Internet is taking over from PCs as chip industry driver, say observers
semibiznews.com
A service of Semiconductor Business News, CMP Media Inc. Story posted 5:30 p.m. EST/2:30 p.m., PST, 6/9/99
By Jack Robertson
REDWOOD CITY -- At the Semiconductor Industry Association's release Tuesday of its semiannual chip industry forecast, Wilfred Corrigan, chairman of LSI Logic Corp., pointed to the exploding growth of the Internet market as supplanting the PC as the main driver for semiconductor sales (see June 8 story).
"Electronic commerce alone will be a huge driver, growing from $123 billion in 2000 to $400 billion in 2002," he said. "It will take an immense growth in Internet infrastructure to support e-commerce, which will lead the Internet to become the primary driver of the semiconductor market," the LSI chieftain said.
Corrigan told the SIA's mid-year gathering that the Internet's growth will fuel chip sales in all sectors of the electronic industry, especially communications and consumer electronics, as well as continuing to strengthen the PC market.
He went on to describe how much of the focus on the use of the Internet is reflected by the valuations of "dot com" companies. These valuations, he said, are predictors of the continuation of Internet traffic growth that will demand growth of the communiuciations infrastructure. "The electronic highway is paved with silicon chips," he said--a sentiment echoed today by Intel CEO Craig Barrett in announcing his company's revived plans to build a 300-mm fab in Hillsboro, Ore. (see today's story).

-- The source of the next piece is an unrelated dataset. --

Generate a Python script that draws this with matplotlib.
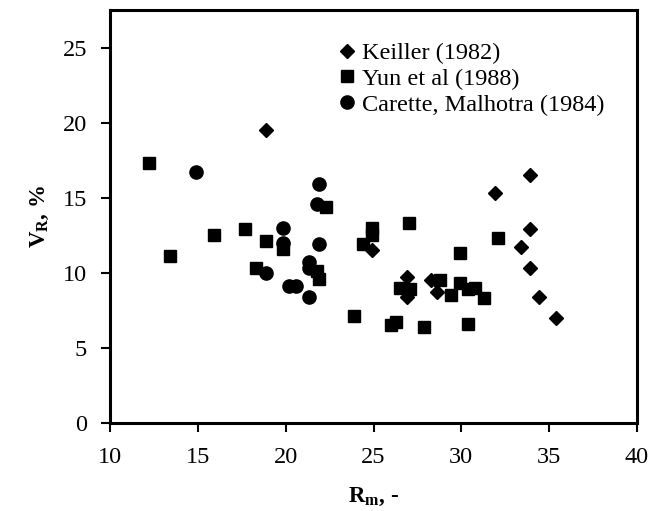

The supplanting of PCs as the primary market driver for chips was also predicted Tuesday at the Advanced Reticles Symposium in San Jose (see June 8 story). Klaus-Dieter Rinnen, principal analyst with Dataquest, the San Jose-based market researcher, pointed to the boom in communications, especially in wireless handsets, as eventually topping PCs as the spur for chip sales
Rinnen said the trend is already well underway. He cited the decline of the PC portion of the chip market, which dropped to 26.7% in 1998 from 31.8% in 1997, according to Dataquest. He said the decline came at the hands of a communications equipment market that grew to 17.7% last year from 16.4% the year before.